The overall cost of dry storage on site should be less than packaging the material into licensed, one time use containers and transporting it just about as many ton miles as possible from the currently existing nuclear plants in the US. If you eventually want to reuse the material, it does not make any sense to go through the cost of that operation only to have to do it again when you want to retrieve the material from the repository.
Brian made a reasonable point when he said that it is unlikely that any recycling center would be built at the site of an operating nuclear plant. However, there are several good sites for such a facility that are pretty darned close to operating nuclear plants - both Oak Ridge and Savannah River, for example have active groups that are promoting the idea of building recycling facilities.
Just imagine if you ship all of the used fuel from South Carolina, where half of the electricity has been produced by nuclear energy for several decades - out to Nevada. A couple of decades from now, you might want to ship it all back.
That is the kind of movement of stuff from place to place - without any value added - that concerns me.
Remember - the shipments of used fuel are going to be pretty costly shipments and will require a large quantity of security personnel along nearly every mile of the trip.
This canister system would be used for at-reactor storage of commercial used fuel, transportation of the material to the repository, aging of the fuel (i.e., letting the hot, short-lived isotopes decay away), and eventually disposal of the material in the mountain. If energy policy in the US changes, at some time in the future, and the used fuel is destined for recycling, then the TAD can be used to transport the fuel to the recycling center. If energy policy doesn't change -- or even worse, the nutty "Greens" gain control and shut down nuclear power altogether, heaven forbid -- then the material is ready for disposal.
So this is a system that would standardize the dry-cask storage that is currently being used at reactors sites around the country, but unlike current systems, would be designed to transport the material to Yucca Mountain or wherever it needs to go.

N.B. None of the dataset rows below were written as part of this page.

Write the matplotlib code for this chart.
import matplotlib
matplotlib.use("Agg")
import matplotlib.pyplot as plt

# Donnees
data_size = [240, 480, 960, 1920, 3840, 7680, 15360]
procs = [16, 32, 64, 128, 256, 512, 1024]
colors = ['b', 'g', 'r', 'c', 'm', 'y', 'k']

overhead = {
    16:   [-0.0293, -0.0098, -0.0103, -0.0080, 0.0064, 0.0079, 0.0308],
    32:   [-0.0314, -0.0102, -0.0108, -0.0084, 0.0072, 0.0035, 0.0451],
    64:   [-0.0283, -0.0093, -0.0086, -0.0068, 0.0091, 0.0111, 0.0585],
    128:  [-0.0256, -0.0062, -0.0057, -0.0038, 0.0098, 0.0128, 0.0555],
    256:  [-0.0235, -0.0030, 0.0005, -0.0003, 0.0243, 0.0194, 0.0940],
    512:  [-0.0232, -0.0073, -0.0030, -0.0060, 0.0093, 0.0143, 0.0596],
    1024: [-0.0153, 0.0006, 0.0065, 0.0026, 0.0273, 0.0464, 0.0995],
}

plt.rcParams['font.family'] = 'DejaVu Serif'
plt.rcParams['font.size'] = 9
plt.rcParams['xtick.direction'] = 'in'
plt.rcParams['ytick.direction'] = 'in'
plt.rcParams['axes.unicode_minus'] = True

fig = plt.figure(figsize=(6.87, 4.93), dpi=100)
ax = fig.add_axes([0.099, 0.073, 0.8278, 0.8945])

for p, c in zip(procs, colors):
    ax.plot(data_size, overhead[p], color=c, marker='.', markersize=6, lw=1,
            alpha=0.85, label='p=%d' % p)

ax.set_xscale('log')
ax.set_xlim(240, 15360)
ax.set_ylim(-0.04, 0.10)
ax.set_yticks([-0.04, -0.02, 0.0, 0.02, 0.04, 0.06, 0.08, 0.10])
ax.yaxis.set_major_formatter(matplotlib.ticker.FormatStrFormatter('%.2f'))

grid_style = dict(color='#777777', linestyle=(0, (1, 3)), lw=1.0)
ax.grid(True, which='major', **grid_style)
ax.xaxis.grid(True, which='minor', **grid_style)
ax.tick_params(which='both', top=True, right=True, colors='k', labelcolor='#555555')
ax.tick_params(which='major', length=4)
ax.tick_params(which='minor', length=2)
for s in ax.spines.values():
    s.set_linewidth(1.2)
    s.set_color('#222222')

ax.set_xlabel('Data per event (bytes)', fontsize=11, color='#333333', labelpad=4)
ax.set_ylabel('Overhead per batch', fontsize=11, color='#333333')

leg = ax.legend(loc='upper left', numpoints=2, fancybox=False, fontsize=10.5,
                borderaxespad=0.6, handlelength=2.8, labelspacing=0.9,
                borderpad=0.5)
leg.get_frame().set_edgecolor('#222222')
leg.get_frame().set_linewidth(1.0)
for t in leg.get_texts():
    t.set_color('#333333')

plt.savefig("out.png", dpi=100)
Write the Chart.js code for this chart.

Sounds pretty good to me.
I don't think so; IFRs and LFTRs would do most or all reprocessing on-site, shipping fertile fuel in and fission products out.
Also, when I say "closed-cycle scheme" I mean a full scheme that includes addressing all the spent LWR fuel that has been, and will be created in the coming decades. All that fuel will have to be shipped somewhere. Then some final waste form (fission products, ideally) will have to be shipped to a final repository. Final result; more shipments.
Anyway, I'm not putting up shipments as a reason to go once through. It's just not a reason not to go once through.
Jim Hopf
Storage and transportation of used fuel (casks, etc..) is my specific field. I've been involved with studies that look at overall costs of various fuel management options.
Once through would be cheapest, if you can still get by with one repository (due to the high cost of reprocessing). I'd say multiple repositories is much more expensive, economically and politically, which is why I favor eventual reprocessing.
As for the "wasted cost" of sending fuel to Yucca then pulling it back out for reprocessing, the main cost is the repository itself, as opposed to the shipments. Shipping cask costs are minor, since they can be used again and again. Extra shipping miles (we're not talking about extra shipments) would add some to the cost, but not much.
The main point, however, is that all these costs are minor in the grand scheme of things. The whole program costs 0.1 cents/kW-hr, so any "wasted cost" is no more than that. My overall take on this whole thing was given in my earlier post. That is, is it worth 0.1 cents/kW-hr to mostly take away the anti's best argument with the general public, and measurably reduce political opposition to nuclear. I know what my answer is.